* _What the task requires_:
Give back every line exactly as it appears, pictures excluded.

* Begin Dataset extract *

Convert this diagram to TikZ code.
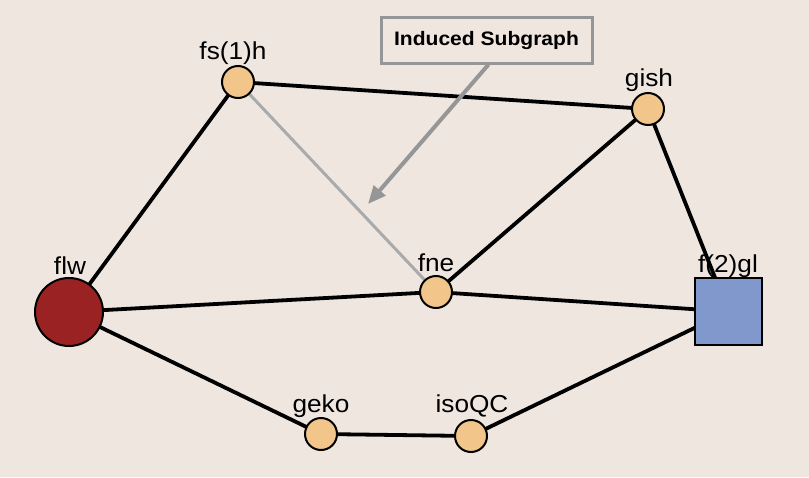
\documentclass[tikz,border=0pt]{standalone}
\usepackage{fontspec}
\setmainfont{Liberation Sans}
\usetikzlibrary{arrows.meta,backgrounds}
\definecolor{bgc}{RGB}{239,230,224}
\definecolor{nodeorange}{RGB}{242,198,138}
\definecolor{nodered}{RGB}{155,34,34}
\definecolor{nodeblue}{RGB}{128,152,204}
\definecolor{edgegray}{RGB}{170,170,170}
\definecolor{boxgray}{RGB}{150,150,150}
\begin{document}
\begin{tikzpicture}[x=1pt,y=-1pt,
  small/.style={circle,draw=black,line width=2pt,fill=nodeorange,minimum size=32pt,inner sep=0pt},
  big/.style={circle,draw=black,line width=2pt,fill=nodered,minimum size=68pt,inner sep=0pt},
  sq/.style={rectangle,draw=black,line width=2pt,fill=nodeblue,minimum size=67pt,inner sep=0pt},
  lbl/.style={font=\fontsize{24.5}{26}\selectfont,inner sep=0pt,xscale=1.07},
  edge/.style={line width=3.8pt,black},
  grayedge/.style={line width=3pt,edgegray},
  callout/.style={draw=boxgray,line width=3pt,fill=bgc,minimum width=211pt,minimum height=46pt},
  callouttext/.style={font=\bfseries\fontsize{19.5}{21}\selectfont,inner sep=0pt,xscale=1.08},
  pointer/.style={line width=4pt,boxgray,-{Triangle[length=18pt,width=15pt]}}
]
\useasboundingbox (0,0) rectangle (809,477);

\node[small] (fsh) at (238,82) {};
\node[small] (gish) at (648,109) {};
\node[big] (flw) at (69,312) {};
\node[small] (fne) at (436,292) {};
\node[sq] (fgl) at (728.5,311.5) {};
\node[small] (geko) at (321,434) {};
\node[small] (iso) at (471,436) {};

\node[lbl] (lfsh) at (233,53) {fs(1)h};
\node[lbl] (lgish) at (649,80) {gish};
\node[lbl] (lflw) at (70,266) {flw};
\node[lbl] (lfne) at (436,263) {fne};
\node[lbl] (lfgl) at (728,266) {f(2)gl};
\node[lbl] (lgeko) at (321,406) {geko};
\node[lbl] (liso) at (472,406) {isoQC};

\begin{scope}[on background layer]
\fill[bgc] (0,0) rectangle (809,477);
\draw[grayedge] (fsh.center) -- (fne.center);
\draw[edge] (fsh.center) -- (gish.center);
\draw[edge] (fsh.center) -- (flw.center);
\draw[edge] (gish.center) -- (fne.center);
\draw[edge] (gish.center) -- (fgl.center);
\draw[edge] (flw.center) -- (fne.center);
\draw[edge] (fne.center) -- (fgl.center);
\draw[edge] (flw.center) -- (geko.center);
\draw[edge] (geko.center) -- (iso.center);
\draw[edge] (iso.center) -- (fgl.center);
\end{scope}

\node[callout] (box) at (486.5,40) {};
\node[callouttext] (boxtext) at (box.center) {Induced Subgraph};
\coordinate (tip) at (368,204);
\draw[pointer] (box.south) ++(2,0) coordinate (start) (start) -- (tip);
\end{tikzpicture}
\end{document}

* End Dataset extract *

* _Solution below_:
Convert this diagram to TikZ code.
\documentclass[tikz,border=0pt]{standalone}
\usepackage{fontspec}
\setmainfont{Liberation Sans}
\usetikzlibrary{arrows.meta,backgrounds}
\definecolor{bgc}{RGB}{239,230,224}
\definecolor{nodeorange}{RGB}{242,198,138}
\definecolor{nodered}{RGB}{155,34,34}
\definecolor{nodeblue}{RGB}{128,152,204}
\definecolor{edgegray}{RGB}{170,170,170}
\definecolor{boxgray}{RGB}{150,150,150}
\begin{document}
\begin{tikzpicture}[x=1pt,y=-1pt,
  small/.style={circle,draw=black,line width=2pt,fill=nodeorange,minimum size=32pt,inner sep=0pt},
  big/.style={circle,draw=black,line width=2pt,fill=nodered,minimum size=68pt,inner sep=0pt},
  sq/.style={rectangle,draw=black,line width=2pt,fill=nodeblue,minimum size=67pt,inner sep=0pt},
  lbl/.style={font=\fontsize{24.5}{26}\selectfont,inner sep=0pt,xscale=1.07},
  edge/.style={line width=3.8pt,black},
  grayedge/.style={line width=3pt,edgegray},
  callout/.style={draw=boxgray,line width=3pt,fill=bgc,minimum width=211pt,minimum height=46pt},
  callouttext/.style={font=\bfseries\fontsize{19.5}{21}\selectfont,inner sep=0pt,xscale=1.08},
  pointer/.style={line width=4pt,boxgray,-{Triangle[length=18pt,width=15pt]}}
]
\useasboundingbox (0,0) rectangle (809,477);

\node[small] (fsh) at (238,82) {};
\node[small] (gish) at (648,109) {};
\node[big] (flw) at (69,312) {};
\node[small] (fne) at (436,292) {};
\node[sq] (fgl) at (728.5,311.5) {};
\node[small] (geko) at (321,434) {};
\node[small] (iso) at (471,436) {};

\node[lbl] (lfsh) at (233,53) {fs(1)h};
\node[lbl] (lgish) at (649,80) {gish};
\node[lbl] (lflw) at (70,266) {flw};
\node[lbl] (lfne) at (436,263) {fne};
\node[lbl] (lfgl) at (728,266) {f(2)gl};
\node[lbl] (lgeko) at (321,406) {geko};
\node[lbl] (liso) at (472,406) {isoQC};

\begin{scope}[on background layer]
\fill[bgc] (0,0) rectangle (809,477);
\draw[grayedge] (fsh.center) -- (fne.center);
\draw[edge] (fsh.center) -- (gish.center);
\draw[edge] (fsh.center) -- (flw.center);
\draw[edge] (gish.center) -- (fne.center);
\draw[edge] (gish.center) -- (fgl.center);
\draw[edge] (flw.center) -- (fne.center);
\draw[edge] (fne.center) -- (fgl.center);
\draw[edge] (flw.center) -- (geko.center);
\draw[edge] (geko.center) -- (iso.center);
\draw[edge] (iso.center) -- (fgl.center);
\end{scope}

\node[callout] (box) at (486.5,40) {};
\node[callouttext] (boxtext) at (box.center) {Induced Subgraph};
\coordinate (tip) at (368,204);
\draw[pointer] (box.south) ++(2,0) coordinate (start) (start) -- (tip);
\end{tikzpicture}
\end{document}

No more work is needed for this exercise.